DARTFORD, Kent — A court of appeal in the United Kingdom has upheld a ruling that a nurse was not unfairly dismissed when she lost her job in 2016 over complaints that she was sharing her faith with patients.
“The respondent employer did not have a blanket ban on religious speech at the workplace. What was considered to be inappropriate was for the claimant to initiate discussions about religion and for her to disobey a lawful instruction given to her by management,” concluded the panel of Justices Gross, Singh and Haddon-Cave.
“It is important that cases such as this should not become over-elaborate or excessively complicated,” wrote Justice Rabinder Singh. “The respondent conducted a fair procedure, by way of investigation, at the disciplinary hearing and at the subsequent appeal.”
As previously reported, Sarah Kuteh, a Roman Catholic who has worked as a nurse for over 15 years, was accused of having “unwanted discussions” with patients at Darent Valley Hospital in Dartford, as well as violating conduct guidelines in regard to speaking about religion.
Part of Kuteh’s job included collecting and reviewing assessment questionnaires that included an inquiry about the person’s religion.

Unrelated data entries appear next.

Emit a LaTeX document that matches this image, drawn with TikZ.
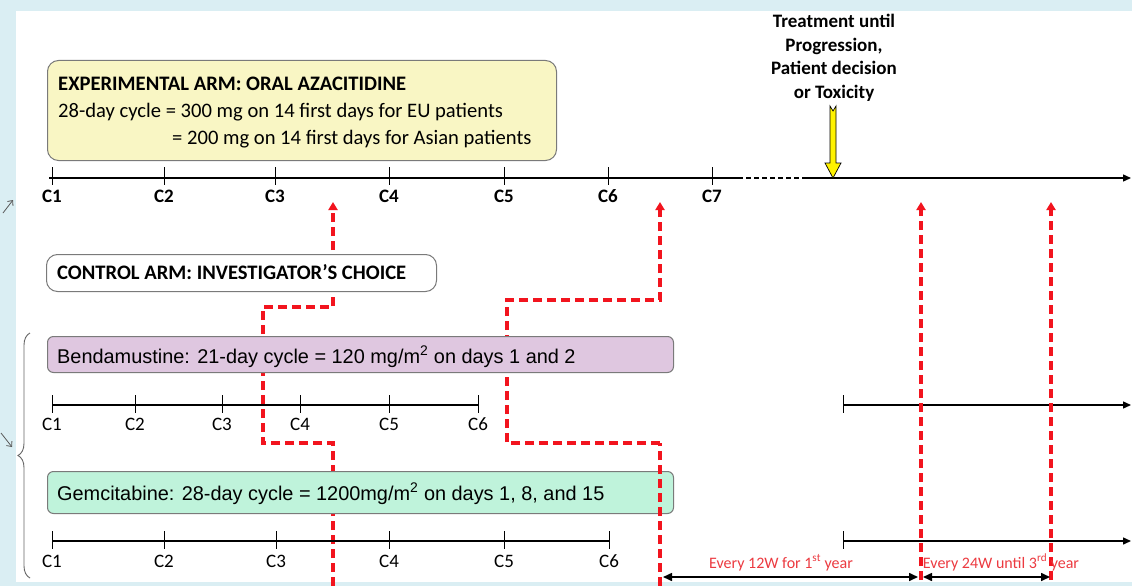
\documentclass[tikz,border=0pt]{standalone}
\usepackage{fontspec}
\setmainfont{Carlito}
\newfontfamily\arialf{Liberation Sans}
\usetikzlibrary{arrows.meta,decorations.pathreplacing}
\definecolor{bgblue}{HTML}{DAEEF3}
\definecolor{yelfill}{HTML}{F9F6C4}
\definecolor{purfill}{HTML}{DFC7E0}
\definecolor{mintfill}{HTML}{BFF3DB}
\definecolor{boxgray}{HTML}{7A7A7A}
\definecolor{arrred}{HTML}{F2141E}
\definecolor{txtred}{HTML}{EC3A40}
\begin{document}
\begin{tikzpicture}[x=1pt,y=-1pt,
  armbox/.style={draw=boxgray, line width=1pt, rounded corners=11pt, anchor=north west, inner sep=0pt},
  boxtext/.style={anchor=base west, inner sep=0pt, font=\fontsize{20.6}{24}\selectfont},
  boxtitle/.style={anchor=base west, inner sep=0pt, font=\bfseries\fontsize{20.6}{24}\selectfont},
  drugtext/.style={anchor=base west, inner sep=0pt, font=\arialf\fontsize{19.9}{24}\selectfont},
  tline/.style={line width=1.4pt, black},
  tickmark/.style={line width=0.9pt, black},
  toplab/.style={anchor=base, inner sep=0pt, font=\bfseries\fontsize{19}{21}\selectfont},
  lowlab/.style={anchor=base, inner sep=0pt, font=\fontsize{19}{21}\selectfont},
  reddash/.style={draw=arrred, line width=3.2pt, dash pattern=on 9pt off 5pt},
  redtip/.style={-{Triangle[length=8pt,width=9pt]}},
  endtip/.style={-{Triangle[length=8pt,width=7pt]}},
  both/.style={{Triangle[length=9pt,width=8pt]}-{Triangle[length=9pt,width=8pt]}, line width=1.6pt},
  redlab/.style={anchor=base, inner sep=0pt, text=txtred, font=\fontsize{16}{18}\selectfont}
]
\useasboundingbox (0,0) rectangle (1132,586);
\fill[bgblue] (0,0) rectangle (1132,586);
\fill[white] (16,11) rectangle (1132,582);

% small marks in the left margin
\draw[gray!70!black, line width=0.8pt, -{Straight Barb[length=4pt,width=7pt]}] (3,213) -- (13,200);
\draw[gray!70!black, line width=0.8pt, -{Straight Barb[length=4pt,width=7pt]}] (1,433) -- (12,447);

% brace
\draw[decorate, decoration={brace, amplitude=12pt}, draw=gray!80!black, line width=0.9pt] (30,578) -- (30,333);

% ---------- red dashed paths (behind the boxes) ----------
\coordinate (p1bot) at (333,586);
\coordinate (p1c) at (333,443);
\coordinate (p1d) at (263,443);
\coordinate (p1e) at (263,307);
\coordinate (p1f) at (333,307);
\coordinate (p1tip) at (333,202);
\draw[reddash, redtip] (p1bot) -- (p1c) -- (p1d) -- (p1e) -- (p1f) -- (p1tip);

\coordinate (p2c) at (660,443);
\coordinate (p2d) at (507,443);
\coordinate (p2e) at (507,300);
\coordinate (p2f) at (660,300);
\coordinate (p2tip) at (660,202);
\draw[reddash, redtip] (p2c) -- (p2d) -- (p2e) -- (p2f) -- (p2tip);

% ---------- boxes ----------
\node[armbox, fill=yelfill, minimum width=509pt, minimum height=100pt] (exp) at (47,60) {};
\node[boxtitle] (expT) at (58,90) {EXPERIMENTAL ARM: ORAL AZACITIDINE};
\node[boxtext] (expA) at (58,117) {28-day cycle = 300 mg on 14 first days for EU patients};
\node[boxtext] (expB) at (172,144) {= 200 mg on 14 first days for Asian patients};

\node[armbox, fill=white, minimum width=390pt, minimum height=37pt] (ctrl) at (46,254) {};
\node[boxtitle] (ctrlT) at (57,279) {CONTROL ARM: INVESTIGATOR’S CHOICE};

\node[armbox, fill=purfill, minimum width=626pt, minimum height=36pt, rounded corners=6pt] (benda) at (47,336) {};
\node[drugtext] (bendaT) at (57,363) {Bendamustine: 21-day cycle = 120 mg/m\textsuperscript{2} on days 1 and 2};

\node[armbox, fill=mintfill, minimum width=626pt, minimum height=42pt, rounded corners=6pt] (gem) at (47,471) {};
\node[drugtext] (gemT) at (57,500) {Gemcitabine: 28-day cycle = 1200mg/m\textsuperscript{2} on days 1, 8, and 15};

% lower part of path 2 (in front of the gemcitabine box)
\coordinate (p2bot) at (660,586);
\draw[reddash] (p2bot) -- (p2c);

% ---------- top timeline ----------
\coordinate (tA) at (49,178);
\coordinate (tB) at (738,178);
\coordinate (tC) at (805,178);
\coordinate (tD) at (1131,178);
\draw[tline] (tA) -- (tB);
\draw[tline, dash pattern=on 5pt off 3pt] (tB) -- (tC);
\draw[tline, endtip] (tC) -- (tD);
\foreach \x/\l in {52/1,164/2,275/3,389/4,504/5,608/6,712/7} {
  \draw[tickmark] (\x,167) -- (\x,185);
  \node[toplab] (topc\l) at (\x,202) {C\l};
}

% ---------- bendamustine timeline ----------
\coordinate (bA) at (52,405);
\coordinate (bB) at (478,405);
\draw[tline] (bA) -- (bB);
\foreach \x/\l in {52/1,135/2,222/3,300/4,389/5,478/6} {
  \draw[tickmark] (\x,395) -- (\x,413);
  \node[lowlab] (benc\l) at (\x,430) {C\l};
}
\coordinate (bR1) at (843,405);
\coordinate (bR2) at (1131,405);
\draw[tline, endtip] (bR1) -- (bR2);
\draw[tickmark] (843,395) -- (843,413);

% ---------- gemcitabine timeline ----------
\coordinate (gA) at (52,541);
\coordinate (gB) at (609,541);
\draw[tline] (gA) -- (gB);
\foreach \x/\l in {52/1,164/2,276/3,389/4,504/5,609/6} {
  \draw[tickmark] (\x,531) -- (\x,549);
  \node[lowlab] (gemc\l) at (\x,567) {C\l};
}
\coordinate (gR1) at (843,541);
\coordinate (gR2) at (1131,541);
\draw[tline, endtip] (gR1) -- (gR2);
\draw[tickmark] (843,531) -- (843,549);

% ---------- right red follow-up arrows ----------
\coordinate (r3bot) at (921,580);
\coordinate (r3tip) at (921,202);
\coordinate (r4bot) at (1051,580);
\coordinate (r4tip) at (1051,202);
\draw[reddash, redtip] (r3bot) -- (r3tip);
\draw[reddash, redtip] (r4bot) -- (r4tip);

% ---------- follow-up intervals ----------
\coordinate (f1) at (663,577);
\coordinate (f2) at (918,577);
\coordinate (f3) at (923,577);
\coordinate (f4) at (1050,577);
\draw[both] (f1) -- (f2);
\draw[both] (f3) -- (f4);
\node[redlab] (fl1) at (781,568) {Every 12W for 1\textsuperscript{st} year};
\node[redlab] (fl2) at (1001,568) {Every 24W until 3\textsuperscript{rd} year};

% ---------- treatment-until text and yellow arrow ----------
\node[anchor=north, inner sep=0pt, align=center, font=\bfseries\fontsize{19}{23.6}\selectfont] (treat) at (834,14) {Treatment until\\Progression,\\Patient decision\\or Toxicity};
\filldraw[fill=yellow, draw=black, line width=0.7pt]
  (830,106) -- (833,111) -- (836,106) -- (836,163) -- (841,163) -- (833,178) -- (825,163) -- (830,163) -- cycle;
\end{tikzpicture}
\end{document}
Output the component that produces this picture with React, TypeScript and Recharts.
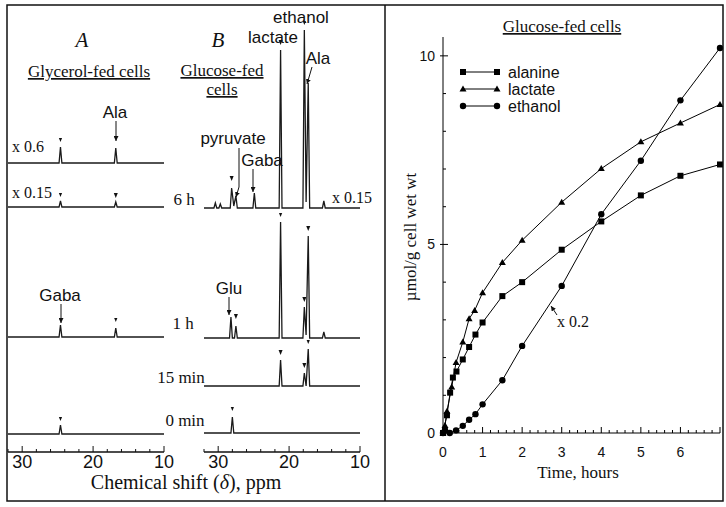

If the person left the question blank, sometimes she would ask why, and would proceed to talk about her own faith.
“I discuss my religion with the patient and how I have found Jesus Christ and how much peace I have, especially when patients come to me feeling really, really devastated sometimes,” she outlined in a video released by the group Christian Concern. “I have had to reassure them on the basis of the joy and peace I have found in the Lord.”
Kuteh, who assessed an estimated 50 patients a week, received a warning in April 2016 and consequently sought to be more careful about the matter.
“I explained to [my supervisor] that this only comes about when I have to go through the questionnaire with the patient, because on the questionnaire there’s an area where the patient has to state their religion and that could prompt a conversation,” she said.
And after receiving a letter providing instruction about the issue, “I’d always say to the patient or ask the patient if they were comfortable, and most of them were,” Kuteh explained.
However, as three patients complained in the months that followed, Kuteh was investigated, suspended and then fired. According to the Telegraph, one patient said they were provided a Bible but did not want it, and another said that Kuteh was “preaching” at them.
“I was walked out of that hospital after all I had done during all my years as a nurse and I was told I couldn’t even speak to any of my colleagues,” Kuteh said. “All I had done was to nurse and care for patients. How could it ever be harmful to tell someone about Jesus?”
The NHS Trust defended the firing, telling reporters, “We have a duty to our patients that when they are at their most vulnerable they are not exposed to unsolicited beliefs and/or views, religious or otherwise. We feel we have acted appropriately in this case.”
An employment tribunal upheld her termination in April 2017. Kuteh went on to find a new job at a nursing home, but was subject to a number of restrictions and conditions, and had to work under supervision. Darent Valley Hospital had reported Kuteh to the Nursing and Midwifery Council (NMC) upon her dismissal, as it questioned her “fitness” to remain in the nursing profession.
However, the NMC, while determining that Kuteh could “put patients at unwarranted risk of emotional harm,” found that there were “no issues” with Kuteh’s “clinical practice,” and that she had also made “significant progress.” Her supervisor at the nursing home further told the NMC that Kuteh is “a kind, caring, honest, friendly nurse” and “a valuable member of the team.”
A panel therefore lifted restriction from the nurse.
In its ruling last week, the court of appeal specifically pointed to the testimony of one patient who described his interaction with Kuteh as being like a “Monty Python skit.”
“He had replied ‘open minded’ to the question on the form concerning religion and alleged the claimant had told him that the only way he could get to the Lord was through Jesus,” Judge Singh wrote. “[Kuteh] told him she would give him her Bible if he did not have one; gripped his hand tightly and said a prayer that was very intense and went ‘on and on.'”
She then allegedly had him sing part of the hymn “The Lord Is My Shepherd.”
“In particular, the incident on June 3, 2016 … was on any view clearly inappropriate,” Singh remarked on behalf of the court of appeal. “The decision to dismiss the claimant for misconduct was one which the Employment Tribunal concluded fell within the band of reasonable responses open to the respondent in this case.”
“Even having regard to the importance of the right to freedom of religion, it was plainly open to the ET to conclude that this dismissal had not been unfair,” he concluded. “Similarly, the Employment Appeal Tribunal was plainly correct, in my view, to regard the appeal as having no reasonable prospect of success and therefore in dismissing it.”
Kuteh is being represented by The Christian Legal Centre and, according to The Daily Mail, is in discussions regarding her options for appeal.